Originally Posted by caliking
What an awesome tutorial, bucc!!
If I may add one small tip - when you add the spices to the tomato onion mix, stir things around until you see the oil separate a little from the paste. Hard to describe but you will notice the change - from being somewhat homogenous, you will see the oil just ooze a bit from the paste if you stop stirring briefly.
For some reason, I love the taste of turmeric, so most of my dishes have 1/2-3/4 tsp in them, thrown in with the other spices. It must be sauteed well, or else you can taste the raw turmeric.
And there are ways to cheat!!
When I'm done with making the sauce and about to add the meat, I sometimes move everything over to the crockpot
It works well for that part of the cook. Also, in India every household has at least 1 pressure cooker which is commonly used to make dal, beans, certain types of rice, and many meat dishes.
Thanks for posting this!
That advice is sound for a paste frying step but isn't going to happen here, caliking.
The masala will not absorb the oil or release it because of the liquid volume .
The plan I have for the following curries this step will be essential, but not for this one.

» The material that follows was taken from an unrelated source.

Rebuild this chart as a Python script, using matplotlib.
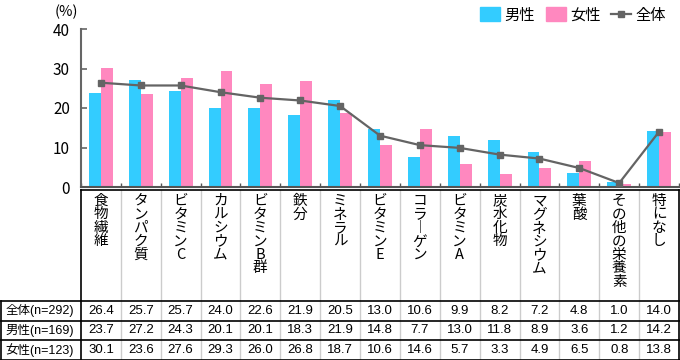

If these new curry makers stand watching and waiting for that to happen the liquid will reduce too much and won't have the volume to support the meat cooking process, you see?
Slow cookers like the crock pot do work fine, but I never use them because the aroma of the curry is torture!
One point I didn't mention....just like some other foods like chili, a curry will enhance if left a day before eating.
I know, that requires the self discipline of a superman, and I can't do it...but make enough so that you have lots for the following day, you will be so happy you did!